Reading through the current document, I grew excited about the prospect of my elementary-age kids taking ethnic studies someday—getting an opportunity to immerse, for instance, in a proposed course on migration to California covering “how World War II drew African Americans from the South to California cities like Oakland and Los Angeles, how the Iranian Revolution and its aftermath affected Iranian immigrants in the United States, or how Armenian Americans mobilized to urge the U.S. government to formally acknowledge the Armenian Genocide.”
“The themes and topics discussed within the field are boundless,” reads the curriculum, “such as a study of Mexican American texts, the implications of war and imperialism on Southeast Asian refugees, African American social movements and modes of resistance, and Native American/Indigenous cultural retentions, to name a few.”
Of course, the curriculum is far from perfect.

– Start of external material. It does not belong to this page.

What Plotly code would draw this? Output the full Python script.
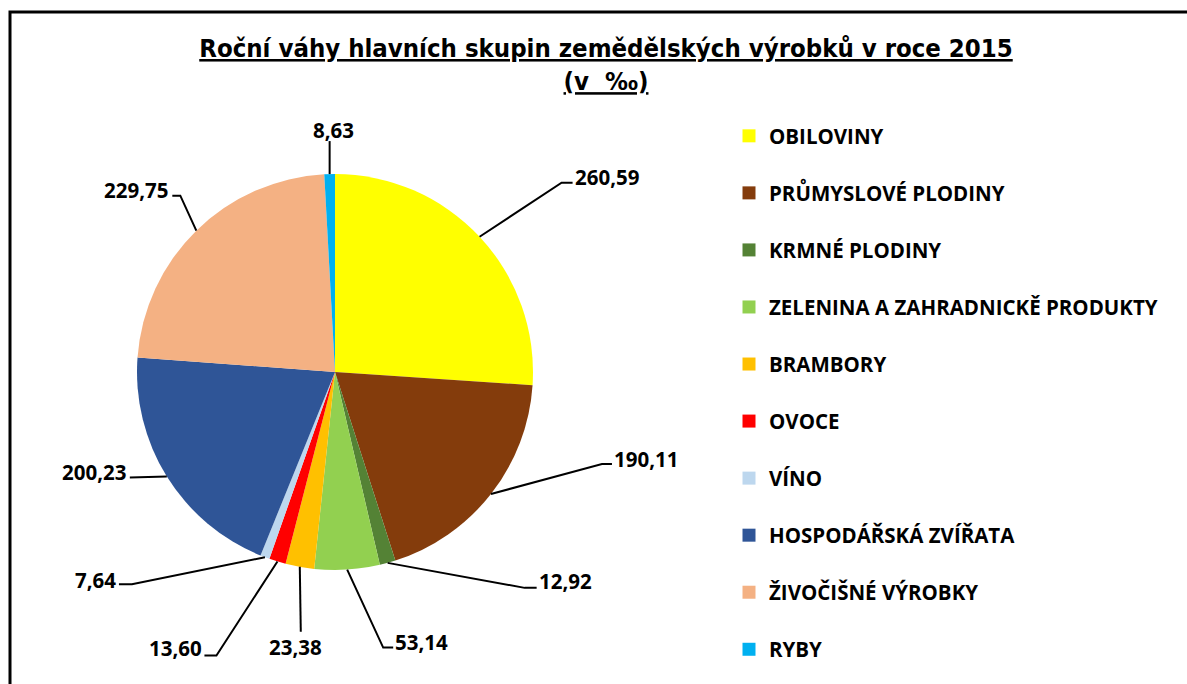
import math
import plotly.graph_objects as go

# ---- data ----
categories = ["OBILOVINY", "PRŮMYSLOVÉ PLODINY", "KRMNÉ PLODINY",
              "ZELENINA A ZAHRADNICKĚ PRODUKTY", "BRAMBORY", "OVOCE", "VÍNO",
              "HOSPODÁŘSKÁ ZVÍŘATA", "ŽIVOČIŠNÉ VÝROBKY", "RYBY"]
values = [260.59, 190.11, 12.92, 53.14, 23.38, 13.60, 7.64, 200.23, 229.75, 8.63]
value_labels = ["260,59", "190,11", "12,92", "53,14", "23,38", "13,60", "7,64",
                "200,23", "229,75", "8,63"]
colors = ["#FFFF00", "#843C0C", "#548235", "#92D050", "#FFC000", "#FF0000",
          "#BDD7EE", "#2F5597", "#F4B183", "#00B0F0"]
title_text = "Roční váhy hlavních skupin zemědělských výrobků v roce 2015<br>(v \u00a0‰)"

# ---- layout / style ----
W, H = 1187, 684
CX, CY, R = 335, 372, 198          # pie centre and radius in pixels
LABEL_FONT = dict(family="Open Sans", size=20.5, color="black", weight=700)

# leader-line style: (elbow dx,dy), (end dx,dy), (text dx,dy) relative to slice edge
leaders = [
    ((82, -54), (93, -54), (127, -60)),
    ((111, -30), (121, -30), (155, -35)),
    ((137, 25), (149, 25), (178, 18)),
    ((36, 78), (46, 78), (74, 72)),
    ((1, 65), (1, 65), (-4, 80)),
    ((-61, 94), (-73, 94), (-102, 87)),
    ((-133, 27), (-146, 27), (-169, 23)),
    ((-37, 1), (-37, 1), (-73, -5)),
    ((-16, -35), (-24, -35), (-60, -41)),
    ((0, -33), (0, -33), (4, -44)),
]


def px(x):
    return x / W


def py(y):
    return 1 - y / H


fig = go.Figure()
fig.add_trace(go.Pie(
    labels=categories, values=values, sort=False, direction="clockwise",
    rotation=0, marker=dict(colors=colors, line=dict(width=0)),
    textinfo="none", showlegend=False,
    domain=dict(x=[px(CX - R), px(CX + R)], y=[py(CY + R), py(CY - R)]),
))

# legend entries
for i, (cat, col) in enumerate(zip(categories, colors)):
    fig.add_trace(go.Scatter(
        x=[None], y=[None], mode="markers", name=cat, legendgroup=f"g{i}",
        marker=dict(symbol="square", size=13, color=col),
    ))

total = sum(values)
cum = 0.0
shapes = []
annotations = []
for i, v in enumerate(values):
    mid = (cum + v / 2) / total * 2 * math.pi
    cum += v
    ex = CX + R * math.sin(mid)
    ey = CY - R * math.cos(mid)
    (bx, by), (nx, ny), (tx, ty) = leaders[i]
    path = (f"M {px(ex)},{py(ey)} L {px(ex + bx)},{py(ey + by)} "
            f"L {px(ex + nx)},{py(ey + ny)}")
    shapes.append(dict(type="path", xref="paper", yref="paper", path=path,
                       line=dict(color="black", width=2)))
    annotations.append(dict(
        x=px(ex + tx), y=py(ey + ty), xref="paper", yref="paper",
        text=value_labels[i], showarrow=False, font=LABEL_FONT,
        xanchor="center", yanchor="middle"))

# chart border (left and top edges visible)
shapes.append(dict(type="rect", xref="paper", yref="paper",
                   x0=px(10), y0=-0.1, x1=1.1, y1=py(12),
                   line=dict(color="black", width=3)))

fig.update_layout(
    width=W, height=H,
    margin=dict(l=0, r=0, t=0, b=0, autoexpand=False),
    paper_bgcolor="white", plot_bgcolor="white",
    title=dict(text=title_text, x=px(606), xanchor="center", y=py(57),
               yanchor="top",
               font=dict(family="DejaVu Sans Condensed", size=25.5,
                         color="black", weight=700, lineposition="under")),
    xaxis=dict(visible=False), yaxis=dict(visible=False),
    legend=dict(x=px(729), y=py(116), xanchor="left", yanchor="top",
                tracegroupgap=27.4, font=LABEL_FONT, bgcolor="rgba(0,0,0,0)"),
    shapes=shapes, annotations=annotations,
)

fig.write_html("out.html")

Its original authors say it’s too broad and not focused enough on African Americans, Latinos, Asian Americans, and Indigenous peoples. The recent draft reads like a document trying to satisfy everyone, and sometimes contradicts itself. It retains some leftist language that can be easily distorted by conservatives. Its bibliography favors dull scholarly work over novels and films that might better connect with younger students.
My own beef—every Californian must have one—is that the curriculum should reckon more thoughtfully with how American culture erases, over generations, the distinctive ethnicities, traditions, and languages that connect us to others and help give life meaning. A 21st-century ethnic studies class should ask the question: How might we preserve and revive ethnic cultures to make life feel less lonely and disconnected?
One practical worry is that adding ethnic studies classes, given the state’s limits on school budgets and instruction time, might crowd out the teaching of foreign language, which is already far too limited in California. But ethnic studies is so important that it’s worth the risk.
Some critics want further delays in the curriculum, but their most common objection—that the curriculum should be even more inclusive—reinforces just how Californian this subject matter is.
Californians may never stop arguing about ethnic studies. So, let’s approve this imperfect curriculum now, and move these arguments into our kids’ classrooms, where they belong.